_STATED EXERCISE_
Repeat the listing below in full, exactly as it stands.

_COLLECTED DATA_

━━━━━━━━━━━━━━━━

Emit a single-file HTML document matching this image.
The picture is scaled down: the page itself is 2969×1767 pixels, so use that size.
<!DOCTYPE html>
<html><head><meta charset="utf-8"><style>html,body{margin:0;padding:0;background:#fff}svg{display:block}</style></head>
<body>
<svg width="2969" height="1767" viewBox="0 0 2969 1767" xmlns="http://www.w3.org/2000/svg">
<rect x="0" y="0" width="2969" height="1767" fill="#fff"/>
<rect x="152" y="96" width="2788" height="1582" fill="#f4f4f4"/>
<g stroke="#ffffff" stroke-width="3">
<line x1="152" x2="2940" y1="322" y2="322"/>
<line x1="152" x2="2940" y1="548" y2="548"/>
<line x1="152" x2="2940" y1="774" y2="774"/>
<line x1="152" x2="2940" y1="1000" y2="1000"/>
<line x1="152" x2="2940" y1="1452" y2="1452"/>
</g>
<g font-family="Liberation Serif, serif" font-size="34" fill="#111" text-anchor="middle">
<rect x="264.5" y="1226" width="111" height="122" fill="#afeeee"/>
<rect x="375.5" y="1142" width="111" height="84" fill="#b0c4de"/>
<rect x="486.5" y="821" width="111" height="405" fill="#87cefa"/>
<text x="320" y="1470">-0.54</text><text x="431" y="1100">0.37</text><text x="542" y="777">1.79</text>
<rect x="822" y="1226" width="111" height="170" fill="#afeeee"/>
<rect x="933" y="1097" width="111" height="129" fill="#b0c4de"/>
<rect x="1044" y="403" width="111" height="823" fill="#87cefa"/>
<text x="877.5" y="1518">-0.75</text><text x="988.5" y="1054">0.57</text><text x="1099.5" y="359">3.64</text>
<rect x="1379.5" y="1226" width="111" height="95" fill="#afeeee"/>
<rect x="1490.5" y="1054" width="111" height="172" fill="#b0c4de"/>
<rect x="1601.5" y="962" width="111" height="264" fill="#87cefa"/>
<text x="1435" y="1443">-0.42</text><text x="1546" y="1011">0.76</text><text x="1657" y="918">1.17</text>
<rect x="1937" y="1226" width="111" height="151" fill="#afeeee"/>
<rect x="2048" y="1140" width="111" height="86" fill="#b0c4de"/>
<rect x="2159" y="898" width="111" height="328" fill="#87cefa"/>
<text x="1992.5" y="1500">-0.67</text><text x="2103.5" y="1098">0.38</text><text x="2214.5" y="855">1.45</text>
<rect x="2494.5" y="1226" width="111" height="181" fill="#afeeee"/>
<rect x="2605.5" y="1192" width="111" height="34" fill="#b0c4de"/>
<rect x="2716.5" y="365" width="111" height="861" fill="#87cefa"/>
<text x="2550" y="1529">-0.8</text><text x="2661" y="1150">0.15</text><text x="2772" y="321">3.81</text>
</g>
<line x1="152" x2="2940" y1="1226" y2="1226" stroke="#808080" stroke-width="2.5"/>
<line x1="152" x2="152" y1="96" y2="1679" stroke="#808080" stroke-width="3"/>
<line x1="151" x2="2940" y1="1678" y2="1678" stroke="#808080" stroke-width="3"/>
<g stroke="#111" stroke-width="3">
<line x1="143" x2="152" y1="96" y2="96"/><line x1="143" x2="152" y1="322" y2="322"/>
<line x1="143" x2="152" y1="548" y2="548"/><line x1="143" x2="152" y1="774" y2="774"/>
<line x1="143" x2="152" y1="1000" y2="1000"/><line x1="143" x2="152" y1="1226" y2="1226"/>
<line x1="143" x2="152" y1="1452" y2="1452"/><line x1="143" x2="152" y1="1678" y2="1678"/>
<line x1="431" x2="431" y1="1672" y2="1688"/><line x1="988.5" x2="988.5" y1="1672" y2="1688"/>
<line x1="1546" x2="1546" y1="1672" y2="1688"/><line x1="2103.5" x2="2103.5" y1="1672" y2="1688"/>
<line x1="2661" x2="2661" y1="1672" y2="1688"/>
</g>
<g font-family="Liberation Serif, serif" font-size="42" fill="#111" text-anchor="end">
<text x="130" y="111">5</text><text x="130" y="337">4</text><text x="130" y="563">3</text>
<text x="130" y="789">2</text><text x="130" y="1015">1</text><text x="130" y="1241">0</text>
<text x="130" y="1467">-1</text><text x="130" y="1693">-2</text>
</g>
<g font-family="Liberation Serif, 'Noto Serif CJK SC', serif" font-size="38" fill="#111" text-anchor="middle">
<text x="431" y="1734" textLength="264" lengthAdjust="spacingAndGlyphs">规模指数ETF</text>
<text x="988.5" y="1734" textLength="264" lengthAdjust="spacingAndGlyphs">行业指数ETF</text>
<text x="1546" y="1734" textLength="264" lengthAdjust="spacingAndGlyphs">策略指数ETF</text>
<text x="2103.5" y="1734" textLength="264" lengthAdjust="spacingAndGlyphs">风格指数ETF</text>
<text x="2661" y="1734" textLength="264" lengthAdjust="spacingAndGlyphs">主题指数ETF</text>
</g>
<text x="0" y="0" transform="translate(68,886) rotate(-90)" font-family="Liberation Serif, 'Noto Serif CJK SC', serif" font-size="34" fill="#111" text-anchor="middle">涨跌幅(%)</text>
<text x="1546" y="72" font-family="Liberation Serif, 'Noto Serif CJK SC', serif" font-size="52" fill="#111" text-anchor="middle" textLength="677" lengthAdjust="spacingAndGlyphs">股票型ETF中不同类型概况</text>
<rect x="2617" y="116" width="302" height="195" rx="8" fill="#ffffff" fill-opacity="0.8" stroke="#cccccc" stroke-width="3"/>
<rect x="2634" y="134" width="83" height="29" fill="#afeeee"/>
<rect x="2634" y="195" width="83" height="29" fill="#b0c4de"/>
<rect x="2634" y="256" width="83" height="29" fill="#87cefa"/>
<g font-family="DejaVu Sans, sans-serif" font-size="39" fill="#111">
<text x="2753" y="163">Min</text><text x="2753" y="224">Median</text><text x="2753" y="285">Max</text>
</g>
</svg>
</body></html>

━━━━━━━━━━━━━━━━

_ANSWER IN FULL_
Emit a single-file HTML document matching this image.
The picture is scaled down: the page itself is 2969×1767 pixels, so use that size.
<!DOCTYPE html>
<html><head><meta charset="utf-8"><style>html,body{margin:0;padding:0;background:#fff}svg{display:block}</style></head>
<body>
<svg width="2969" height="1767" viewBox="0 0 2969 1767" xmlns="http://www.w3.org/2000/svg">
<rect x="0" y="0" width="2969" height="1767" fill="#fff"/>
<rect x="152" y="96" width="2788" height="1582" fill="#f4f4f4"/>
<g stroke="#ffffff" stroke-width="3">
<line x1="152" x2="2940" y1="322" y2="322"/>
<line x1="152" x2="2940" y1="548" y2="548"/>
<line x1="152" x2="2940" y1="774" y2="774"/>
<line x1="152" x2="2940" y1="1000" y2="1000"/>
<line x1="152" x2="2940" y1="1452" y2="1452"/>
</g>
<g font-family="Liberation Serif, serif" font-size="34" fill="#111" text-anchor="middle">
<rect x="264.5" y="1226" width="111" height="122" fill="#afeeee"/>
<rect x="375.5" y="1142" width="111" height="84" fill="#b0c4de"/>
<rect x="486.5" y="821" width="111" height="405" fill="#87cefa"/>
<text x="320" y="1470">-0.54</text><text x="431" y="1100">0.37</text><text x="542" y="777">1.79</text>
<rect x="822" y="1226" width="111" height="170" fill="#afeeee"/>
<rect x="933" y="1097" width="111" height="129" fill="#b0c4de"/>
<rect x="1044" y="403" width="111" height="823" fill="#87cefa"/>
<text x="877.5" y="1518">-0.75</text><text x="988.5" y="1054">0.57</text><text x="1099.5" y="359">3.64</text>
<rect x="1379.5" y="1226" width="111" height="95" fill="#afeeee"/>
<rect x="1490.5" y="1054" width="111" height="172" fill="#b0c4de"/>
<rect x="1601.5" y="962" width="111" height="264" fill="#87cefa"/>
<text x="1435" y="1443">-0.42</text><text x="1546" y="1011">0.76</text><text x="1657" y="918">1.17</text>
<rect x="1937" y="1226" width="111" height="151" fill="#afeeee"/>
<rect x="2048" y="1140" width="111" height="86" fill="#b0c4de"/>
<rect x="2159" y="898" width="111" height="328" fill="#87cefa"/>
<text x="1992.5" y="1500">-0.67</text><text x="2103.5" y="1098">0.38</text><text x="2214.5" y="855">1.45</text>
<rect x="2494.5" y="1226" width="111" height="181" fill="#afeeee"/>
<rect x="2605.5" y="1192" width="111" height="34" fill="#b0c4de"/>
<rect x="2716.5" y="365" width="111" height="861" fill="#87cefa"/>
<text x="2550" y="1529">-0.8</text><text x="2661" y="1150">0.15</text><text x="2772" y="321">3.81</text>
</g>
<line x1="152" x2="2940" y1="1226" y2="1226" stroke="#808080" stroke-width="2.5"/>
<line x1="152" x2="152" y1="96" y2="1679" stroke="#808080" stroke-width="3"/>
<line x1="151" x2="2940" y1="1678" y2="1678" stroke="#808080" stroke-width="3"/>
<g stroke="#111" stroke-width="3">
<line x1="143" x2="152" y1="96" y2="96"/><line x1="143" x2="152" y1="322" y2="322"/>
<line x1="143" x2="152" y1="548" y2="548"/><line x1="143" x2="152" y1="774" y2="774"/>
<line x1="143" x2="152" y1="1000" y2="1000"/><line x1="143" x2="152" y1="1226" y2="1226"/>
<line x1="143" x2="152" y1="1452" y2="1452"/><line x1="143" x2="152" y1="1678" y2="1678"/>
<line x1="431" x2="431" y1="1672" y2="1688"/><line x1="988.5" x2="988.5" y1="1672" y2="1688"/>
<line x1="1546" x2="1546" y1="1672" y2="1688"/><line x1="2103.5" x2="2103.5" y1="1672" y2="1688"/>
<line x1="2661" x2="2661" y1="1672" y2="1688"/>
</g>
<g font-family="Liberation Serif, serif" font-size="42" fill="#111" text-anchor="end">
<text x="130" y="111">5</text><text x="130" y="337">4</text><text x="130" y="563">3</text>
<text x="130" y="789">2</text><text x="130" y="1015">1</text><text x="130" y="1241">0</text>
<text x="130" y="1467">-1</text><text x="130" y="1693">-2</text>
</g>
<g font-family="Liberation Serif, 'Noto Serif CJK SC', serif" font-size="38" fill="#111" text-anchor="middle">
<text x="431" y="1734" textLength="264" lengthAdjust="spacingAndGlyphs">规模指数ETF</text>
<text x="988.5" y="1734" textLength="264" lengthAdjust="spacingAndGlyphs">行业指数ETF</text>
<text x="1546" y="1734" textLength="264" lengthAdjust="spacingAndGlyphs">策略指数ETF</text>
<text x="2103.5" y="1734" textLength="264" lengthAdjust="spacingAndGlyphs">风格指数ETF</text>
<text x="2661" y="1734" textLength="264" lengthAdjust="spacingAndGlyphs">主题指数ETF</text>
</g>
<text x="0" y="0" transform="translate(68,886) rotate(-90)" font-family="Liberation Serif, 'Noto Serif CJK SC', serif" font-size="34" fill="#111" text-anchor="middle">涨跌幅(%)</text>
<text x="1546" y="72" font-family="Liberation Serif, 'Noto Serif CJK SC', serif" font-size="52" fill="#111" text-anchor="middle" textLength="677" lengthAdjust="spacingAndGlyphs">股票型ETF中不同类型概况</text>
<rect x="2617" y="116" width="302" height="195" rx="8" fill="#ffffff" fill-opacity="0.8" stroke="#cccccc" stroke-width="3"/>
<rect x="2634" y="134" width="83" height="29" fill="#afeeee"/>
<rect x="2634" y="195" width="83" height="29" fill="#b0c4de"/>
<rect x="2634" y="256" width="83" height="29" fill="#87cefa"/>
<g font-family="DejaVu Sans, sans-serif" font-size="39" fill="#111">
<text x="2753" y="163">Min</text><text x="2753" y="224">Median</text><text x="2753" y="285">Max</text>
</g>
</svg>
</body></html>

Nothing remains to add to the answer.